The weight loss alone caused my doctor to shake his head and smile, but when my cholesterol started to drop dramatically he told me not to change anything I was doing. By 2008 my cholesterol had dropped 100 points and I was still losing a few pounds. I went in for a chemical stress test to get a clear picture of how my heart was doing and was told that people 10 years younger than me should have a heart working as well. This spring my doctor called me "skinny".

I feel as though my commitment to changing my diet to improve my health has created space for me to appreciate the choice of being a vegan even more. Over the past several years I've moved more and more to trying to buy organic products, local ones where possible. I have never lost the lessons of the Outdoor School program, of the interconnectedness of everything on the planet and how the choices I make do matter. A vegan diet is an environmentally responsible one that makes a commitment to improving the health of the planet.

When I was at the Loving-Kindness sesshin this past April I had a lot of opportunity to think about this. Because the sesshin really awakened some emotions long buried during my childhood the feeling that I was not included was rather intense at times, especially on nights where during formal tea everyone else would be served a beautiful, fancy cookie while I was served the same store-bought ones I'd brought out to the monastery.
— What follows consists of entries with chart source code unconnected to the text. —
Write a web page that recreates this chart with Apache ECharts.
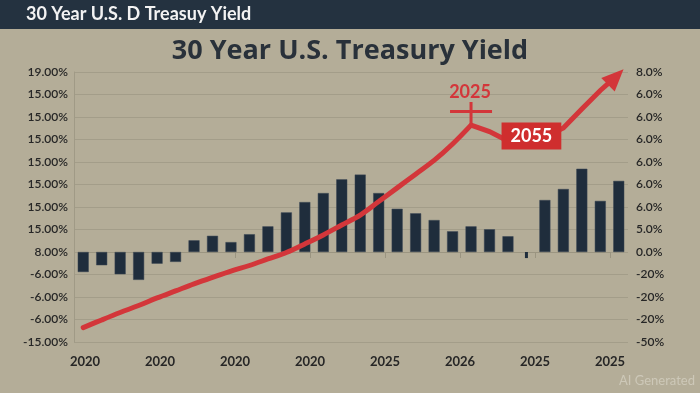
<!DOCTYPE html>
<html><head><meta charset="utf-8">
<script src="https://cdn.jsdelivr.net/npm/echarts@6/dist/echarts.min.js"></script>
<style>html,body{margin:0;padding:0;background:#b4ad98;}#c{width:700px;height:393px;}</style>
</head><body><div id="c"></div>
<script>
const headerText = '30 Year U.S. D Treasuy Yield';
const titleText = '30 Year U.S. Treasury Yield';
const watermarkText = 'AI Generated';
// tick labels, bottom to top
const leftTicks = ['-15.00%','-6.00%','-6.00%','-6.00%','8.00%','15.00%','15.00%','15.00%','15.00%','15.00%','15.00%','15.00%','19.00%'];
const rightTicks = ['-50%','-20%','-20%','-20%','0.0%','5.0%','6.0%','6.0%','6.0%','6.0%','6.0%','6.0%','8.0%'];
const xLabels = ['2020','2020','2020','2020','2025','2026','2025','2025'];
const categories = ['c1','c2','c3','c4','c5','c6','c7','c8','c9','c10','c11','c12','c13','c14','c15','c16','c17','c18','c19','c20','c21','c22','c23','c24','c25','c26','c27','c28','c29','c30'];
const barValues = [-0.89,-0.59,-0.99,-1.24,-0.52,-0.44,0.52,0.72,0.44,0.79,1.14,1.76,2.22,2.62,3.23,3.44,2.62,1.92,1.72,1.42,0.92,1.14,1.01,0.70,null,2.31,2.80,3.70,2.27,3.16];
const thinBarValues = [null,null,null,null,null,null,null,null,null,null,null,null,null,null,null,null,null,null,null,null,null,null,null,null,-0.27,null,null,null,null,null];
const lineValues = [-3.36,-3.02,-2.69,-2.38,-2.04,-1.73,-1.42,-1.13,-0.85,-0.60,-0.31,-0.02,0.36,0.76,1.20,1.64,2.24,2.85,3.46,4.07,4.80,5.64,5.35,4.93,4.84,5.11,5.51,6.36,7.18,7.91];
const peakIndex = 21, peakLabel = '2025';
const boxIndex = 24, boxLabel = '2055';
const yMin = -4, yMax = 8;

const RED = '#d3363a';
// rising curve up to the peak (smooth), then the straight zig-zag to the arrow
const curveData = lineValues.map(function (v, i) { return i <= peakIndex ? v : null; });
const tailData = lineValues.map(function (v, i) {
  if (i < peakIndex) return {value: null, symbol: 'none'};
  if (i === peakIndex) {
    return {value: v, symbol: 'path://M0,8L42,8L42,11L0,11Z M19.5,0L22.5,0L22.5,23L19.5,23Z',
      symbolSize: [42, 23], symbolOffset: [0, -11.5], itemStyle: {color: RED},
      label: {show: true, position: 'inside', offset: [-1, -21], formatter: peakLabel, color: RED,
        fontSize: 18, fontWeight: 'bold', fontFamily: 'Lato'}};
  }
  if (i === boxIndex) {
    return {value: v, symbol: 'circle', symbolSize: 1, itemStyle: {color: RED},
      label: {show: true, position: 'inside', offset: [5, -7], formatter: boxLabel, color: '#ffffff',
        backgroundColor: '#cf2e2e', padding: [5, 9, 4, 9], fontSize: 18, fontWeight: 'bold', fontFamily: 'Lato'}};
  }
  if (i === lineValues.length - 1) {
    return {value: v, symbol: 'triangle', symbolSize: [19, 22], symbolRotate: -45, symbolOffset: [-3, 3],
      itemStyle: {color: RED}};
  }
  return {value: v, symbol: 'none'};
});

const chart = echarts.init(document.getElementById('c'), null, {renderer: 'canvas'});
const labelColor = '#262626';
chart.setOption({
  backgroundColor: '#b4ad98',
  animation: false,
  textStyle: {fontFamily: 'Lato'},
  title: {text: titleText, left: 'center', top: 37, padding: 0,
    textStyle: {fontSize: 27, fontWeight: 'bold', color: '#29313a', fontFamily: 'Open Sans', lineHeight: 28}},
  graphic: [
    {type: 'rect', left: 0, top: 0, shape: {width: 700, height: 29}, style: {fill: '#243240'}},
    {type: 'text', left: 26, top: 5, style: {text: headerText, fill: '#f3f3f3', font: 'bold 18px Lato'}},
    {type: 'text', right: 5, top: 374, style: {text: watermarkText, fill: '#cdc8b8', font: '13px Lato'}}
  ],
  grid: [
    {left: 74, right: 72, top: 72, bottom: 51},
    {left: 85, right: 90, top: 72, bottom: 51}
  ],
  xAxis: [
    {type: 'category', gridIndex: 0, data: categories, axisLine: {show: false}, axisTick: {show: false}, axisLabel: {show: false}},
    {type: 'category', gridIndex: 1, data: xLabels, boundaryGap: false,
      axisLine: {show: true, lineStyle: {color: '#9b9581'}},
      axisTick: {show: true, length: 6, lineStyle: {color: '#9b9581'}},
      axisLabel: {fontSize: 13, fontWeight: 'bold', color: labelColor, margin: 13}},
    {type: 'category', gridIndex: 0, data: categories, show: false}
  ],
  yAxis: [
    {type: 'value', gridIndex: 0, min: yMin, max: yMax, interval: 1,
      axisLine: {show: true, lineStyle: {color: '#a09a86'}}, axisTick: {show: false},
      splitLine: {lineStyle: {color: '#a39d89'}},
      axisLabel: {formatter: function (v) { return leftTicks[Math.round(v - yMin)]; }, margin: 6, fontSize: 12, fontWeight: 600, color: labelColor}},
    {type: 'value', gridIndex: 0, position: 'right', min: yMin, max: yMax, interval: 1,
      axisLine: {show: false}, axisTick: {show: false}, splitLine: {show: false},
      axisLabel: {formatter: function (v) { return rightTicks[Math.round(v - yMin)]; }, margin: 8, fontSize: 12, fontWeight: 600, color: labelColor}},
    {type: 'value', gridIndex: 1, min: yMin, max: yMax, show: false}
  ],
  series: [
    {type: 'bar', xAxisIndex: 0, yAxisIndex: 0, data: barValues, barWidth: 11,
      itemStyle: {color: '#1f2d3c', borderColor: '#3a4654', borderWidth: 0.5}},
    {type: 'bar', xAxisIndex: 2, yAxisIndex: 0, data: thinBarValues, barWidth: 3,
      itemStyle: {color: '#1f2d3c'}},
    {type: 'line', xAxisIndex: 0, yAxisIndex: 0, data: curveData, showSymbol: false, smooth: 0.35, clip: false,
      lineStyle: {color: RED, width: 5, cap: 'round'}, itemStyle: {color: RED}, z: 5},
    {type: 'line', xAxisIndex: 0, yAxisIndex: 0, data: tailData, showSymbol: true, clip: false,
      lineStyle: {color: RED, width: 5, join: 'miter'}, itemStyle: {color: RED}, z: 5}
  ]
});
</script></body></html>
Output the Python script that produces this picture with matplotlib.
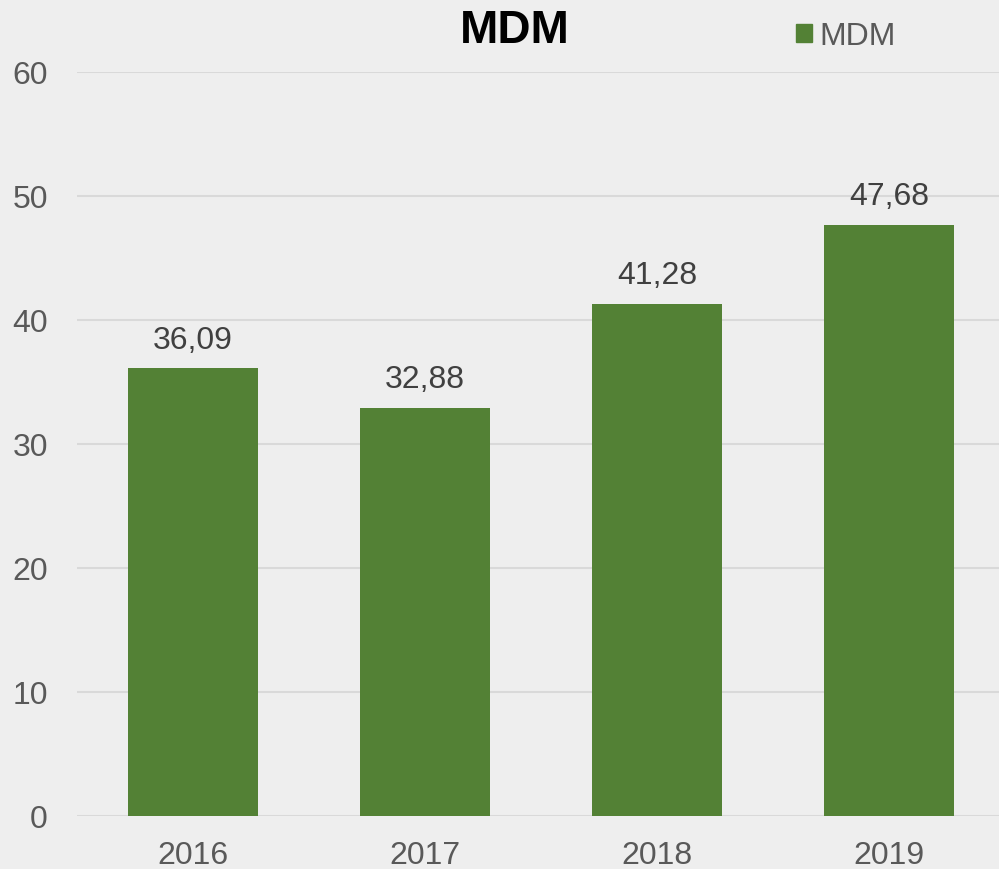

One night there were steamed carrots, but only a very small portion without butter set aside for me and it brought up sad feelings.

Later that night, in the dark, cool zendo I would have time to breath through and comfort the child inside of me who felt left out, hurt. In my mind I talked with her about the importance of not having the fancy cookie, that the cookies I'd brought from the store were ones I liked and that I still got a cookie with everyone else. By the time I was served the same cookie I had most of the week that child inside of me and I were both OK with.

What had hit me through keenly feeling the separateness of my vegan diet was that I have been slowly moving my life towards peace. That is what the path of yoga and zen is for me. It is the cultivation of tranquility and calm-abiding. For me there is absolutely no question that the literal foundation must be nourished by food that supports this path. Since we are constantly in change, our cellular structure constantly going through the death/birth cycle, then the base components for that structure must nourish peace. This is how my practice is built, it begins with what I put into my body.